## Collected data:
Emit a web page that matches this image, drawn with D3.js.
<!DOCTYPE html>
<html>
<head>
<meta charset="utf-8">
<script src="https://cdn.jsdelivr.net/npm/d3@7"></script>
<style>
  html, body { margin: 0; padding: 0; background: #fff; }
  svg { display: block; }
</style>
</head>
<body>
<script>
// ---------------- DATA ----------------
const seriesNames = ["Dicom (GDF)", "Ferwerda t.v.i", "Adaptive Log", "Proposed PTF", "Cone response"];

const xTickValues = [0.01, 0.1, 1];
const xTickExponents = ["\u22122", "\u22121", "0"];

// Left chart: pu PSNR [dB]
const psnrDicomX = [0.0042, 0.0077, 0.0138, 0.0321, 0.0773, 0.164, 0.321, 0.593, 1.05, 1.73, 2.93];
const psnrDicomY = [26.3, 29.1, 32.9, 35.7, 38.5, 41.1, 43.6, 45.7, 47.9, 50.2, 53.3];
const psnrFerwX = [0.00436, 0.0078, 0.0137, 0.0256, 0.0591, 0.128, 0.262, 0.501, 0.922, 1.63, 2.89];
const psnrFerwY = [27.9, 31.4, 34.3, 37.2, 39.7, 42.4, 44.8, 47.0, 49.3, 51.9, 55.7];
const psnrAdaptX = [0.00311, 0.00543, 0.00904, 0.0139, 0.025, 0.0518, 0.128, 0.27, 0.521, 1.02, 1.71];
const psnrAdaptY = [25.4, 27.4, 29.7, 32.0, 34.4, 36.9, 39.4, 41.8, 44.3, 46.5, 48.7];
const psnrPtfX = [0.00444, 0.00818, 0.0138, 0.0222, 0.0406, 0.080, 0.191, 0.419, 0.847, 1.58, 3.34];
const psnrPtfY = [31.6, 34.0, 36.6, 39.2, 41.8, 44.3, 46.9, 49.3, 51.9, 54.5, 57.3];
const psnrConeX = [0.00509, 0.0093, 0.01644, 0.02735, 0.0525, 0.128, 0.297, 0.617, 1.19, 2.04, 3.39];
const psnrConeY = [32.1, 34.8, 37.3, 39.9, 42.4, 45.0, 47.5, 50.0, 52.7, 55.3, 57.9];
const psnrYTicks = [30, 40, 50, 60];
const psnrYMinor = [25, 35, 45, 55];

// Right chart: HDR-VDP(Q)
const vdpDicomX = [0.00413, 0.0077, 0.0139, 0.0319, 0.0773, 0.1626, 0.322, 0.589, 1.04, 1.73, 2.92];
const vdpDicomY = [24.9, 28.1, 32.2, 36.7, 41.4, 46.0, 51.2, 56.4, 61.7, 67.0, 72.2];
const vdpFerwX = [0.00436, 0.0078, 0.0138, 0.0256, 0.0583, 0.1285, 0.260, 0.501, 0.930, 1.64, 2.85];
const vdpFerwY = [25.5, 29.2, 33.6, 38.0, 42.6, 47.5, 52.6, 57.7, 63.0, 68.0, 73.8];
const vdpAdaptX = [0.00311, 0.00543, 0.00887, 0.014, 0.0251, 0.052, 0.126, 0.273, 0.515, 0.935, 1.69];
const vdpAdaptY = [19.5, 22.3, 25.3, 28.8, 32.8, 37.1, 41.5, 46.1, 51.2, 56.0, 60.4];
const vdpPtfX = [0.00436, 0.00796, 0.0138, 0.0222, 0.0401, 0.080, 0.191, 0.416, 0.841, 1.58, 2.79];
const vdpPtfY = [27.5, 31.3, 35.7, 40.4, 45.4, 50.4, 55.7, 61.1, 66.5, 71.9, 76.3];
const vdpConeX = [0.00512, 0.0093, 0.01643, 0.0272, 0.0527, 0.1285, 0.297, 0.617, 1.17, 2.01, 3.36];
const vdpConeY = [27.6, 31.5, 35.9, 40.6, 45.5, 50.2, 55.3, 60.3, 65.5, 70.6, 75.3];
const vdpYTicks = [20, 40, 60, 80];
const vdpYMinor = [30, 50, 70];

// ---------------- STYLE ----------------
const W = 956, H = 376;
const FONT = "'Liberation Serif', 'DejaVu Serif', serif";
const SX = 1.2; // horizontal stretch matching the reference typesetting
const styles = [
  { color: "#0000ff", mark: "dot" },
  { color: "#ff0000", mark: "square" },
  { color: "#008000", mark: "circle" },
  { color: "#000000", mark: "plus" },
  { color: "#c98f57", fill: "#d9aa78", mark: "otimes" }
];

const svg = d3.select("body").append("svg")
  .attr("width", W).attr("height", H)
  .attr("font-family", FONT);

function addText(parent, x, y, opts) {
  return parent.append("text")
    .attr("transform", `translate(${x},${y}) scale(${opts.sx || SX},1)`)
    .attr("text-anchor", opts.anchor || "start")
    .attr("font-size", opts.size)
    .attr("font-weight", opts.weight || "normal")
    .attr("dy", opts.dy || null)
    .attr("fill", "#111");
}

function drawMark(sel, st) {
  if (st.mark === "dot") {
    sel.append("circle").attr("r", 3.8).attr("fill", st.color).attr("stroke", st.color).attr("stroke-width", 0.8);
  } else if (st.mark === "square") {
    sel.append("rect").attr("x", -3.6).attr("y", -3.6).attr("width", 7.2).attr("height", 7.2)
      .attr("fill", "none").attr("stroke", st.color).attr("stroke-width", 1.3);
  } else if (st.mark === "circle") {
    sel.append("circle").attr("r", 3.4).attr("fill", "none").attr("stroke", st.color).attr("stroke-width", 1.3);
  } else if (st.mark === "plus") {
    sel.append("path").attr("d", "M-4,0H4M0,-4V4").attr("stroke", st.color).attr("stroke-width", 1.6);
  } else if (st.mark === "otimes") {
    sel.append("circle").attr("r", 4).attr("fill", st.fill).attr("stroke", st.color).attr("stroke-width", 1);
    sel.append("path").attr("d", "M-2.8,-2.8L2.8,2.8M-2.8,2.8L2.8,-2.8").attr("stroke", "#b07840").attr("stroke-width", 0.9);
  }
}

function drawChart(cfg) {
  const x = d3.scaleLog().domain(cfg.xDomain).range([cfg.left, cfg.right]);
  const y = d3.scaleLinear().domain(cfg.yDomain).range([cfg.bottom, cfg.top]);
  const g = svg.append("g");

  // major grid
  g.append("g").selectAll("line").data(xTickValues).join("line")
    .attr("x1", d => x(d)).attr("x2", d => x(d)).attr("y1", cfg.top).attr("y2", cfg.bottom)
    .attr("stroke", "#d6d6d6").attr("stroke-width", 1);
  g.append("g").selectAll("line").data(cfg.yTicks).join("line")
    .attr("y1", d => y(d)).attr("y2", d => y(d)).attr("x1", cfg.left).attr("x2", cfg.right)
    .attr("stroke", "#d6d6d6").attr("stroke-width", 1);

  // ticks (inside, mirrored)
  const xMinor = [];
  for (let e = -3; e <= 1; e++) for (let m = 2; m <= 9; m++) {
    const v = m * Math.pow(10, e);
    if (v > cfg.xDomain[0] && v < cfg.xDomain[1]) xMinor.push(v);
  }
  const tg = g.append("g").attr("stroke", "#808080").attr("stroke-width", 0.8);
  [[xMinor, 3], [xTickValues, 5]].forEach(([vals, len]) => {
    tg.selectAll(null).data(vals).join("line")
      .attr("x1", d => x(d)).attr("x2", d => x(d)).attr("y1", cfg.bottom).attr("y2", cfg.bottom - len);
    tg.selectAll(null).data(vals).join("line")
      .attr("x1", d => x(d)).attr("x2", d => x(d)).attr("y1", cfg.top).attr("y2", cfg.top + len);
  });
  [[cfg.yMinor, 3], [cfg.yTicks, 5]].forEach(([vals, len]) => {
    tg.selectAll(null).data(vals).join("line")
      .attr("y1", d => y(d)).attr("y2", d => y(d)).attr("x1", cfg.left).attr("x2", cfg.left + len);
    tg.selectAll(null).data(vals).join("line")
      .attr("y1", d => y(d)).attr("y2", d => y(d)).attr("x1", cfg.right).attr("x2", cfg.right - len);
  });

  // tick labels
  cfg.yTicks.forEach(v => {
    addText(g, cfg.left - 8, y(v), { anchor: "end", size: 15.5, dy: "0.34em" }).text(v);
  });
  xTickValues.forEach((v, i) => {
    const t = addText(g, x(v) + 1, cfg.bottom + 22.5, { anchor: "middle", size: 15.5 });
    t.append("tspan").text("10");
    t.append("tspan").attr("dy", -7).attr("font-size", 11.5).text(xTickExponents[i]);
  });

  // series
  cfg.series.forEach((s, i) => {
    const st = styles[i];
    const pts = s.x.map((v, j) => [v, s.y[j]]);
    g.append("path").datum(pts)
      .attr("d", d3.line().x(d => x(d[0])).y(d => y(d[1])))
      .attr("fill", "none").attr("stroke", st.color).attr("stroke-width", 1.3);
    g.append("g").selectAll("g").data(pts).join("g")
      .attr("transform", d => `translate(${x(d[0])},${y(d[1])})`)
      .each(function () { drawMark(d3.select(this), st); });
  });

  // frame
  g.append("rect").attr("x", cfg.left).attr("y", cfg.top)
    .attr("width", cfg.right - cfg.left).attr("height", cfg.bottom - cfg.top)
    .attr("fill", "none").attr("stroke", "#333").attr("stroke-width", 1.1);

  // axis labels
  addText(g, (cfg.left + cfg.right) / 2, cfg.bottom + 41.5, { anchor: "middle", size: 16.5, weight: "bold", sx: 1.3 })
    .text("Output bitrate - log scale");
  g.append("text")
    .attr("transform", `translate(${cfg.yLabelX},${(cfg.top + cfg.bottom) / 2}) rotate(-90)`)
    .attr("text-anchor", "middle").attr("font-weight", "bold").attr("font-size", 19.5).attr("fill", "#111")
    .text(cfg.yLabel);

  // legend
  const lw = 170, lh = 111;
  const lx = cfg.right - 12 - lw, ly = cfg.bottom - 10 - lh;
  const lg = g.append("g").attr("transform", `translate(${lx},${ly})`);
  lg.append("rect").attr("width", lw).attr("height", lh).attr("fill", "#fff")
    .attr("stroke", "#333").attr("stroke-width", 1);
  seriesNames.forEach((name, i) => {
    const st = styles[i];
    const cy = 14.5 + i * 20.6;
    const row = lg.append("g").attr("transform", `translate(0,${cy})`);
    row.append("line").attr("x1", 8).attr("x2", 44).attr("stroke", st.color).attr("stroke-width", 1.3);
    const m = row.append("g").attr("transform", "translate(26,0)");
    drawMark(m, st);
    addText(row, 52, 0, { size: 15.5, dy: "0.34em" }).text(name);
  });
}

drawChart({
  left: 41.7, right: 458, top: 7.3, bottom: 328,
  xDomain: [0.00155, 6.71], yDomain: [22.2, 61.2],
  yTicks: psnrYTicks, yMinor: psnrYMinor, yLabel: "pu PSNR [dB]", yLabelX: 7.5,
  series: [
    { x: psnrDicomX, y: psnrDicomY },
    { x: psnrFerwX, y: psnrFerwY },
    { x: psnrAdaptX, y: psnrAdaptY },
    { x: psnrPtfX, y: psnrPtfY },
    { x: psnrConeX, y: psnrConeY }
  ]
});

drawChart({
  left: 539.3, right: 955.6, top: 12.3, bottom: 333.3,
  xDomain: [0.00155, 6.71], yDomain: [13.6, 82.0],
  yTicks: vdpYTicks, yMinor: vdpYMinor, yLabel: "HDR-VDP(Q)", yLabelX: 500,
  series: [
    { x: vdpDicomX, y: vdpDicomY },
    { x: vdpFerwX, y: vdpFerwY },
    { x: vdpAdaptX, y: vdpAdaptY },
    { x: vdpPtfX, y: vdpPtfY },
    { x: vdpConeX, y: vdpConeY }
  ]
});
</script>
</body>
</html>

## Exercise details:
State the count of lines that contain the string "this". Nothing else is needed.

## Worked solution:
2